WHAT IS BEING ASKED:
Each line from the top of the listing through the one holding "m.bottom - m.top);" should be restated word for word, with nothing added and no pictures.

PROVIDED MATERIAL:
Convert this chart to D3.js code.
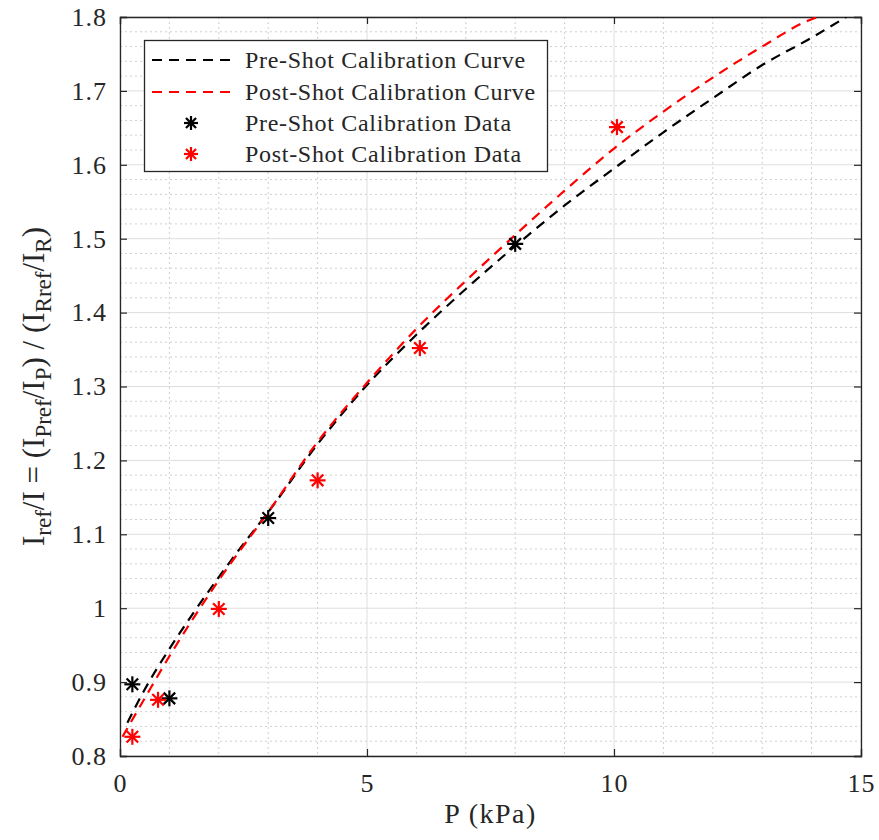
<!DOCTYPE html>
<html lang="en">
<head>
<meta charset="UTF-8">
<title>Calibration</title>
<style>
  body { margin: 0; background: #fff; }
  text { font-family: "Liberation Serif", "Times New Roman", serif; fill: #262626; }
</style>
</head>
<body>
<div id="chart"></div>
<script src="https://cdn.jsdelivr.net/npm/d3@7"></script>
<script>
// curve samples
const preCurveP = [0.15, 0.5, 1, 1.5, 2, 2.5, 3, 4, 5, 6, 7, 8, 9, 10, 11, 12, 13, 14, 14.7];
const preCurveV = [0.845, 0.89, 0.945, 0.995, 1.042, 1.087, 1.13, 1.222, 1.302, 1.37, 1.432, 1.49, 1.545, 1.595, 1.644, 1.69, 1.735, 1.772, 1.80];
const postCurveP = [0.05, 0.5, 1, 1.5, 2, 3, 4, 5, 6, 7, 8, 9, 10, 11, 12, 13, 14, 14.13];
const postCurveV = [0.826, 0.878, 0.935, 0.988, 1.038, 1.13, 1.225, 1.305, 1.378, 1.443, 1.505, 1.565, 1.622, 1.672, 1.718, 1.76, 1.797, 1.80];

// measured points
const preDataP = [0.25, 1.0, 3.0, 8.0];
const preDataV = [0.897, 0.878, 1.122, 1.493];
const postDataP = [0.25, 0.77, 2.0, 4.0, 6.07, 10.06];
const postDataV = [0.826, 0.876, 0.999, 1.173, 1.352, 1.651];

const xTicks = [0, 5, 10, 15];
const yTicks = [0.8, 0.9, 1, 1.1, 1.2, 1.3, 1.4, 1.5, 1.6, 1.7, 1.8];

const legendLabels = ["Pre-Shot Calibration Curve", "Post-Shot Calibration Curve",
                      "Pre-Shot Calibration Data", "Post-Shot Calibration Data"];

const width = 879, height = 840;
const m = {left: 120, top: 17, right: 861, bottom: 756};

const svg = d3.select("#chart").append("svg")
    .attr("width", width)
    .attr("height", height);

const x = d3.scaleLinear().domain([0, 15]).range([m.left, m.right]);
const y = d3.scaleLinear().domain([0.8, 1.8]).range([m.bottom, m.top]);

svg.append("defs").append("clipPath").attr("id", "clip")
    .append("rect")
    .attr("x", m.left).attr("y", m.top)
    .attr("width", m.right - m.left).attr("height", m.bottom - m.top);

// minor grid
const grid = svg.append("g");
grid.selectAll(".mx")
    .data(d3.range(0, 16).filter(d => d % 5 !== 0))
    .join("line")
    .attr("x1", d => x(d)).attr("x2", d => x(d))
    .attr("y1", m.top).attr("y2", m.bottom)
    .attr("stroke", "#cfcfcf").attr("stroke-width", 1).attr("stroke-dasharray", "2,3");
grid.selectAll(".my")
    .data(d3.range(0, 51).map(i => 0.8 + i * 0.02).filter((d, i) => i % 5 !== 0))
    .join("line")
    .attr("y1", d => y(d)).attr("y2", d => y(d))
    .attr("x1", m.left).attr("x2", m.right)
    .attr("stroke", "#cfcfcf").attr("stroke-width", 1).attr("stroke-dasharray", "2,3");

// major grid
grid.selectAll(".gx")
    .data(xTicks)
    .join("line")
    .attr("x1", d => x(d)).attr("x2", d => x(d))
    .attr("y1", m.top).attr("y2", m.bottom)
    .attr("stroke", "#dedede").attr("stroke-width", 1);
grid.selectAll(".gy")
    .data(yTicks)
    .join("line")
    .attr("y1", d => y(d)).attr("y2", d => y(d))
    .attr("x1", m.left).attr("x2", m.right)
    .attr("stroke", "#dedede").attr("stroke-width", 1);

// axes (ticks pointing inward, MATLAB box)
const tickLen = 7;
const axBottom = svg.append("g").attr("transform", `translate(0,${m.bottom})`)
    .call(d3.axisBottom(x).tickValues(xTicks).tickSize(-tickLen).tickPadding(18).tickFormat(d3.format("d")));
const axTop = svg.append("g").attr("transform", `translate(0,${m.top})`)
    .call(d3.axisTop(x).tickValues(xTicks).tickSize(-tickLen).tickFormat(""));
const axLeft = svg.append("g").attr("transform", `translate(${m.left},0)`)
    .call(d3.axisLeft(y).tickValues(yTicks).tickSize(-tickLen).tickPadding(13).tickFormat(d => d3.format("")(+d.toFixed(1))));
const axRight = svg.append("g").attr("transform", `translate(${m.right},0)`)
    .call(d3.axisRight(y).tickValues(yTicks).tickSize(-tickLen).tickFormat(""));
[axBottom, axTop, axLeft, axRight].forEach(a => {
    a.select(".domain").attr("stroke", "#262626").attr("stroke-width", 1.3);
    a.selectAll(".tick line").attr("stroke", "#262626").attr("stroke-width", 1.2);
    a.selectAll(".tick text").attr("font-size", 26).attr("fill", "#262626")
        .attr("letter-spacing", 1)
        .style("font-family", "'Liberation Serif', serif");
});
axBottom.selectAll(".tick text").attr("dy", "0.71em");

// curves
const line = d3.line().x(d => x(d[0])).y(d => y(d[1])).curve(d3.curveMonotoneX);
const plot = svg.append("g").attr("clip-path", "url(#clip)");
plot.append("path")
    .datum(d3.zip(preCurveP, preCurveV))
    .attr("d", line)
    .attr("fill", "none").attr("stroke", "#000").attr("stroke-width", 2.2)
    .attr("stroke-dasharray", "10,7");
plot.append("path")
    .datum(d3.zip(postCurveP, postCurveV))
    .attr("d", line)
    .attr("fill", "none").attr("stroke", "#ff0000").attr("stroke-width", 2.2)
    .attr("stroke-dasharray", "10,7");

// asterisk marker
function asterisk(sel, color, r) {
    const arms = [[-r, 0, r, 0], [0, -r, 0, r],
                  [-r * 0.72, -r * 0.72, r * 0.72, r * 0.72], [-r * 0.72, r * 0.72, r * 0.72, -r * 0.72]];
    arms.forEach(a => {
        sel.append("line")
            .attr("x1", a[0]).attr("y1", a[1]).attr("x2", a[2]).attr("y2", a[3])
            .attr("stroke", color).attr("stroke-width", 2.2);
    });
}

svg.append("g").selectAll("g")
    .data(d3.zip(preDataP, preDataV))
    .join("g")
    .attr("transform", d => `translate(${x(d[0])},${y(d[1])})`)
    .each(function () { asterisk(d3.select(this), "#000", 8); });

svg.append("g").selectAll("g")
    .data(d3.zip(postDataP, postDataV))
    .join("g")
    .attr("transform", d => `translate(${x(d[0])},${y(d[1])})`)
    .each(function () { asterisk(d3.select(this), "#ff0000", 8); });

// legend
const lg = svg.append("g");
lg.append("rect")
    .attr("x", 144.5).attr("y", 40.5).attr("width", 403).attr("height", 131)
    .attr("fill", "#fff").attr("stroke", "#262626").attr("stroke-width", 1.3);
const rowY = [60, 92, 123, 154];
const legendColors = ["#000", "#ff0000", "#000", "#ff0000"];
legendLabels.forEach((lab, i) => {
    if (i < 2) {
        lg.append("line")
            .attr("x1", 152).attr("x2", 230).attr("y1", rowY[i]).attr("y2", rowY[i])
            .attr("stroke", legendColors[i]).attr("stroke-width", 2.2)
            .attr("stroke-dasharray", "10,7");
    } else {
        asterisk(lg.append("g").attr("transform", `translate(191,${rowY[i]})`), legendColors[i], 7);
    }
    lg.append("text")
        .attr("x", 245).attr("y", rowY[i]).attr("dy", "0.35em")
        .attr("font-size", 24)
        .attr("letter-spacing", 0.7)
        .attr("fill", "#111")
        .text(lab);
});

// axis titles
svg.append("text")
    .attr("x", (m.left + m.right) / 2).attr("y", 823)
    .attr("text-anchor", "middle").attr("font-size", 28)
    .attr("letter-spacing", 1.5)
    .text("P (kPa)");

const yl = svg.append("text")
    .attr("transform", `translate(44,${(m.top + m.bottom) / 2}) rotate(-90)`)
    .attr("text-anchor", "middle").attr("font-size", 31);
const parts = [["I", 0], ["ref", 1], ["/I = (I", 0], ["Pref", 1], ["/I", 0], ["P", 1],
               [") / (I", 0], ["Rref", 1], ["/I", 0], ["R", 1], [")", 0]];
parts.forEach(p => {
    yl.append("tspan")
        .attr("font-size", p[1] ? 23 : 31)
        .attr("baseline-shift", p[1] ? "-30%" : null)
        .text(p[0]);
});
</script>
</body>
</html>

EXERCISE OUTPUT:
Convert this chart to D3.js code.
<!DOCTYPE html>
<html lang="en">
<head>
<meta charset="UTF-8">
<title>Calibration</title>
<style>
  body { margin: 0; background: #fff; }
  text { font-family: "Liberation Serif", "Times New Roman", serif; fill: #262626; }
</style>
</head>
<body>
<div id="chart"></div>
<script src="https://cdn.jsdelivr.net/npm/d3@7"></script>
<script>
// curve samples
const preCurveP = [0.15, 0.5, 1, 1.5, 2, 2.5, 3, 4, 5, 6, 7, 8, 9, 10, 11, 12, 13, 14, 14.7];
const preCurveV = [0.845, 0.89, 0.945, 0.995, 1.042, 1.087, 1.13, 1.222, 1.302, 1.37, 1.432, 1.49, 1.545, 1.595, 1.644, 1.69, 1.735, 1.772, 1.80];
const postCurveP = [0.05, 0.5, 1, 1.5, 2, 3, 4, 5, 6, 7, 8, 9, 10, 11, 12, 13, 14, 14.13];
const postCurveV = [0.826, 0.878, 0.935, 0.988, 1.038, 1.13, 1.225, 1.305, 1.378, 1.443, 1.505, 1.565, 1.622, 1.672, 1.718, 1.76, 1.797, 1.80];

// measured points
const preDataP = [0.25, 1.0, 3.0, 8.0];
const preDataV = [0.897, 0.878, 1.122, 1.493];
const postDataP = [0.25, 0.77, 2.0, 4.0, 6.07, 10.06];
const postDataV = [0.826, 0.876, 0.999, 1.173, 1.352, 1.651];

const xTicks = [0, 5, 10, 15];
const yTicks = [0.8, 0.9, 1, 1.1, 1.2, 1.3, 1.4, 1.5, 1.6, 1.7, 1.8];

const legendLabels = ["Pre-Shot Calibration Curve", "Post-Shot Calibration Curve",
                      "Pre-Shot Calibration Data", "Post-Shot Calibration Data"];

const width = 879, height = 840;
const m = {left: 120, top: 17, right: 861, bottom: 756};

const svg = d3.select("#chart").append("svg")
    .attr("width", width)
    .attr("height", height);

const x = d3.scaleLinear().domain([0, 15]).range([m.left, m.right]);
const y = d3.scaleLinear().domain([0.8, 1.8]).range([m.bottom, m.top]);

svg.append("defs").append("clipPath").attr("id", "clip")
    .append("rect")
    .attr("x", m.left).attr("y", m.top)
    .attr("width", m.right - m.left).attr("height", m.bottom - m.top);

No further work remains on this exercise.